[Plotting code records]

>> BEGIN

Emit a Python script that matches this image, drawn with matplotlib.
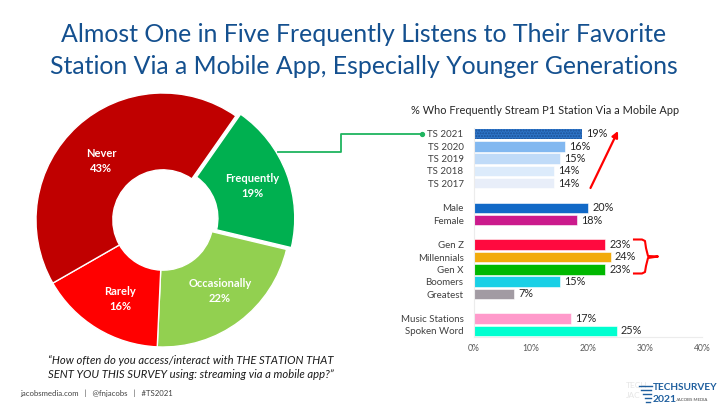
import matplotlib
matplotlib.use("Agg")
import matplotlib.pyplot as plt

plt.rcParams["font.family"] = ["Lato", "DejaVu Sans"]

# donut data, clockwise from the top right
slices = ["Frequently", "Occasionally", "Rarely", "Never"]
slice_vals = [19, 22, 16, 43]
slice_colors = ["#00b050", "#92d050", "#ff0000", "#c00000"]

# bars
bar_names = ["TS 2021", "TS 2020", "TS 2019", "TS 2018", "TS 2017",
             "Male", "Female",
             "Gen Z", "Millennials", "Gen X", "Boomers", "Greatest",
             "Music Stations", "Spoken Word"]
bar_vals = [19, 16, 15, 14, 14, 20, 18, 23, 24, 23, 15, 7, 17, 25]
bar_rows = [0, 1, 2, 3, 4, 6, 7, 9, 10, 11, 12, 13, 15, 16]
bar_colors = ["#2e75c8", "#82b8f0", "#c0dbf8", "#dcebfb", "#e8eef9",
              "#1269c7", "#cb1a8c",
              "#ff0a3f", "#f2ab0c", "#00b800", "#19d0e6", "#a29ba3",
              "#ff9acb", "#00ffd0"]
x_ticks = [0, 10, 20, 30, 40]

W, H = 725, 408
fig = plt.figure(figsize=(W / 100, H / 100), dpi=100, facecolor="white")


def px_axes(left, top, right, bottom):
    return fig.add_axes([left / W, 1 - bottom / H, (right - left) / W, (bottom - top) / H])


# overlay in pixel coordinates for the slide furniture
over = px_axes(0, 0, W, H)
over.set_xlim(0, W)
over.set_ylim(H, 0)
over.axis("off")
over.set_zorder(5)
over.patch.set_alpha(0)

over.text(364, 34.5, "Almost One in Five Frequently Listens to Their Favorite",
          ha="center", va="center", fontsize=17.9, color="#14508f")
over.text(364, 67, "Station Via a Mobile App, Especially Younger Generations",
          ha="center", va="center", fontsize=17.9, color="#14508f")

# donut
r = 127
pie_ax = px_axes(163 - 1.2 * r, 220 - 1.2 * r, 163 + 1.2 * r, 220 + 1.2 * r)
pie_ax.pie(slice_vals, colors=slice_colors, startangle=55, counterclock=False,
           explode=[0.04, 0, 0, 0], radius=1,
           wedgeprops=dict(width=0.605, edgecolor="white", linewidth=1.0))
pie_ax.set_xlim(-1.2, 1.2)
pie_ax.set_ylim(-1.2, 1.2)

label_xy = [(252, 186), (220, 291), (120, 299), (101, 161)]
for name, val, (lx, ly) in zip(slices, slice_vals, label_xy):
    over.text(lx, ly, f"{name}\n{val}%", ha="center", va="center", color="white",
              fontsize=8, fontweight="bold", linespacing=1.4)

# bars
ax = px_axes(474, 127.8, 702, 337.1)
bars = ax.barh(bar_rows, bar_vals, height=0.86, color=bar_colors, edgecolor="white", linewidth=0.4)
bars[0].set_hatch("......")
bars[0].set_edgecolor("#1b4f94")
bars[0].set_linewidth(0)
ax.set_xlim(0, 40)
ax.set_ylim(16.5, -0.5)
ax.set_yticks(bar_rows)
ax.set_yticklabels(bar_names, fontsize=7, color="#404040")
ax.set_xticks(x_ticks)
ax.set_xticklabels([f"{t}%" for t in x_ticks], fontsize=6.2, color="#595959")
ax.tick_params(length=0, pad=10)
ax.tick_params(axis="y", pad=7.5)
ax.tick_params(axis="x", pad=5)
for s in ["top", "right"]:
    ax.spines[s].set_visible(False)
for s in ["left", "bottom"]:
    ax.spines[s].set_color("#ececec")
labels = ax.bar_label(bars, labels=[f"{v}%" for v in bar_vals], padding=3, fontsize=7.8, color="#262626")
for lab in labels:
    lab.set_y(lab.get_position()[1] + 0.08)

over.text(545, 111, "% Who Frequently Stream P1 Station Via a Mobile App",
          ha="center", va="center", fontsize=7.9, color="#262626")

# connector from donut to the TS 2021 bar
over.plot([278, 341, 341, 422], [152, 152, 133.5, 133.5], color="#1fb45f", lw=1.3)
over.plot([422], [133.5], "o", color="#1fb45f", ms=2.8)

# trend arrow
over.annotate("", xy=(618, 131), xytext=(590.5, 188),
              arrowprops=dict(arrowstyle="-|>", color="#ff0000", lw=1.6, mutation_scale=9,
                              shrinkA=0, shrinkB=0))

# bracket around the younger generations
over.plot([634, 642, 645, 646, 648, 658, 648, 646, 645, 642, 634],
          [239.5, 239.5, 241, 248, 256, 256.5, 258, 266, 272, 273.5, 273.5],
          color="#ff0000", lw=1.5, solid_joinstyle="round")

# question
over.text(191, 361, "\u201cHow often do you access/interact with THE STATION THAT",
          ha="center", va="center", fontsize=8.15, style="italic", color="#1a1a1a")
over.text(191, 375, "SENT YOU THIS SURVEY using: streaming via a mobile app?\u201d",
          ha="center", va="center", fontsize=8.15, style="italic", color="#1a1a1a")

# footer
over.text(20, 393, "jacobsmedia.com   |   @fnjacobs   |   #TS2021", ha="left", va="center",
          fontsize=5.6, color="#404040")

# logo, with the faint ghost text behind it
over.text(626, 386, "TECH", ha="left", va="center", fontsize=6, color="#e6e6e6", zorder=1)
over.text(626, 396, "JAC", ha="left", va="center", fontsize=6, color="#e6e6e6", zorder=1)
over.text(653, 388, "TECHSURVEY", ha="left", va="center", fontsize=7.2,
          fontweight="bold", color="#1f5f9e", zorder=3)
over.text(653, 399, "2021", ha="left", va="center", fontsize=7.5, fontweight="bold",
          color="#1f5f9e", zorder=3)
over.text(676, 400, "JACOBS MEDIA", ha="left", va="center", fontsize=3.2, color="#404040", zorder=3)
for y0, x0, x1 in [(386, 639, 652), (390, 641, 651), (394, 643, 651), (398, 645, 651), (402, 646, 650)]:
    over.plot([x0, x1], [y0, y0], color="#1f5f9e", lw=1, zorder=3)

fig.savefig("out.png", dpi=100)
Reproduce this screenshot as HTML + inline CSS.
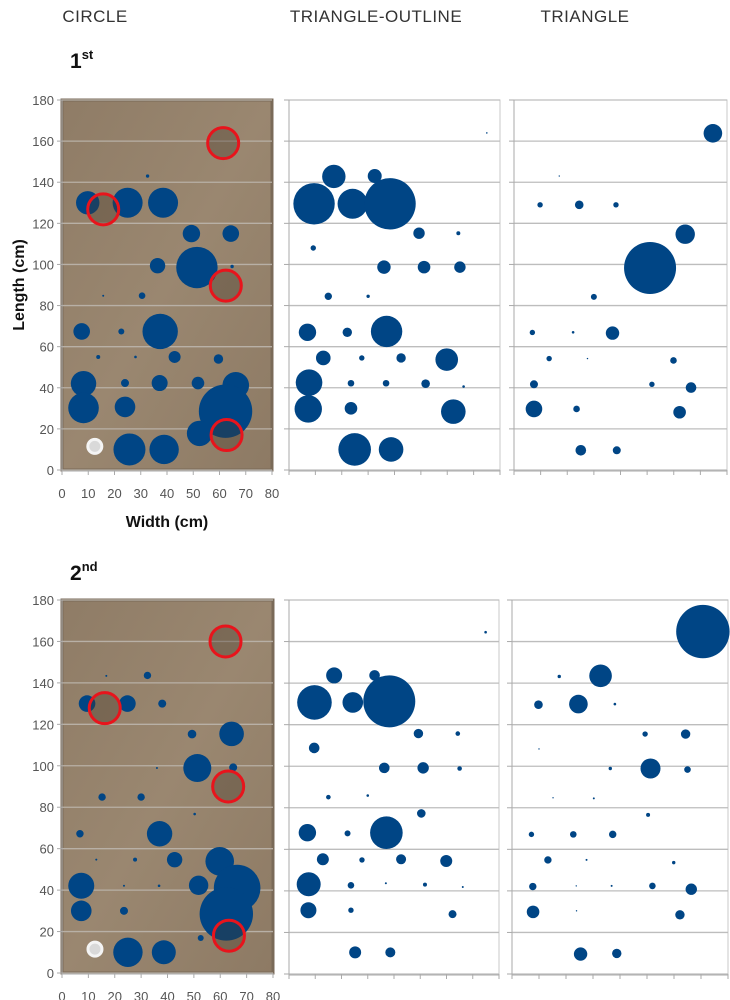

>> END

## Problem details
All lines of the data above that include the word "with" must be shown.

## Answer to the task
Emit a Python script that matches this image, drawn with matplotlib.
over.text(191, 361, "\u201cHow often do you access/interact with THE STATION THAT",
# logo, with the faint ghost text behind it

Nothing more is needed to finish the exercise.